Riding is also immediate in that what can happen can happen very quickly. Up the Malaysian peninsula the picture can be deadly monotonous on these well made, perfectly surfaced highways.  The problem is that such road conditions are not conducive to riding slower.  A proton saga pulling out without checking, a cow pulling out without checking, a sudden pothole – and innumerable other unexpected things can change the situation immediately.
Be sure of this – its not the proton, or the cow or the pothole that blottos the rider. It’s his reaction.  What appears to distinguish the good rider is that he or she manages to make the correct quick response to the change in the situation while keeping form. No mad grab for the front brake, no full lock change in direction, no wandering off at high speed off the road map. Staying on the bike is a matter of the rapid yet calm response. 

In view of the number of things that can go wrong in our little expedition, I thought of putting down on paper some “Rules to Ride By” in the hope that clear minded consistency will minimize the need for rapid calm responses.  We haven't had a good start. We’ve already broken the first most important rule that all experienced riders seem to agree on –

1)  BRING THE SAME MODEL BIKE.  

There are lots of reasons for this – same performance means more likely to stay together, parts interchangeability means less parts to bring, having both bikes from Suzuki would have made sponsorship a cinch.  As it is Mike has a BMW GSA1200 and I have a Suzuki Vstrom 1000.  They have similar weight and power and according to the wife they’re both just as ugly but that’s about where the similarities end.  So having done with that let’s hope we can keep the rest of the rules

2)  NO RIDING AT NIGHT.  

We took our time coming back in the last leg of this trip and eventually left Segamat just about 1700 to get home. It stormed and on unlit trunk roads with slick slippery oil coated tarmac and the wife on the back rule #2 has been made. Its hard to see where the road ends and where wildlife begins, and hard to see the dividing line from traffic in the opposite direction.  The wind chill was freezing and it did not help to realize this time there was no sunshine to look forward to that could dry us out. 
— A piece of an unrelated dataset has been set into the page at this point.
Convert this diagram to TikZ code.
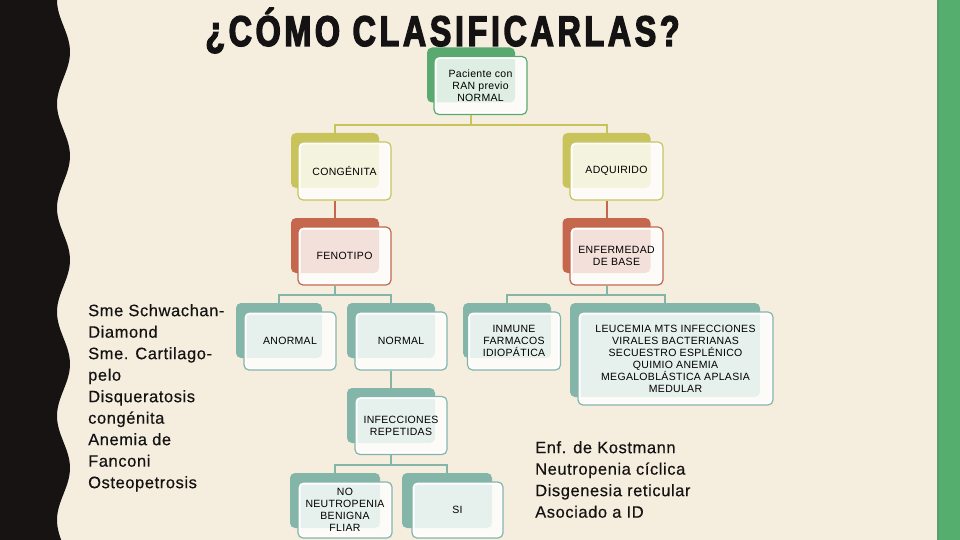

3) ALL RIDING DAYS ARE EARLY DAYS.

The Long Ride has been organized so that we cover about five riding days a week, usually with at the most two days’ stop except in some exceptional places like Darjeeling, Agra, Kashgar or Samarkand.  The truth is that there will be some places that are very difficult to leave at any time of the day.  The Old Smokehouse in Camerons is one of those places, but it’ll probably always be just a few hours away, unlike some of the places we’ll go to where there is just no likelihood that we will ever see again.
No matter how hard it seems we should get on the road as soon as daylight permits and get on our way.  Late starts tend to get us later and later, riders are less alert after lunchtime, and too much coffee tends to lead to the quick but un – calm response.  Be done with most of the day’s riding by lunch and start looking for a place to hunker down.

4) BE OPEN TO LOCAL KNOWLEDGE

George is the gardener who is partly responsible for the very gardens that made it a difficult place to leave!  We should allow for the serendipitous moment that is the distinctive of all adventures.

While most dates and distances have been studied as part of trip preparations, they should not be fully locked in.  we had initially intended to take the Gua Musang Road from Camerons to the Karak highway and then to Kuantan, but a late start (see rule #3) meant we needed to look for a shorter way to the east coast.  A quick chat and our very helpful hotel staff recommend a newly minted road from Ringlet direct to Kuala Lipis, cutting the distance by about half. (Thank you George and Vivien from the Smokehouse!)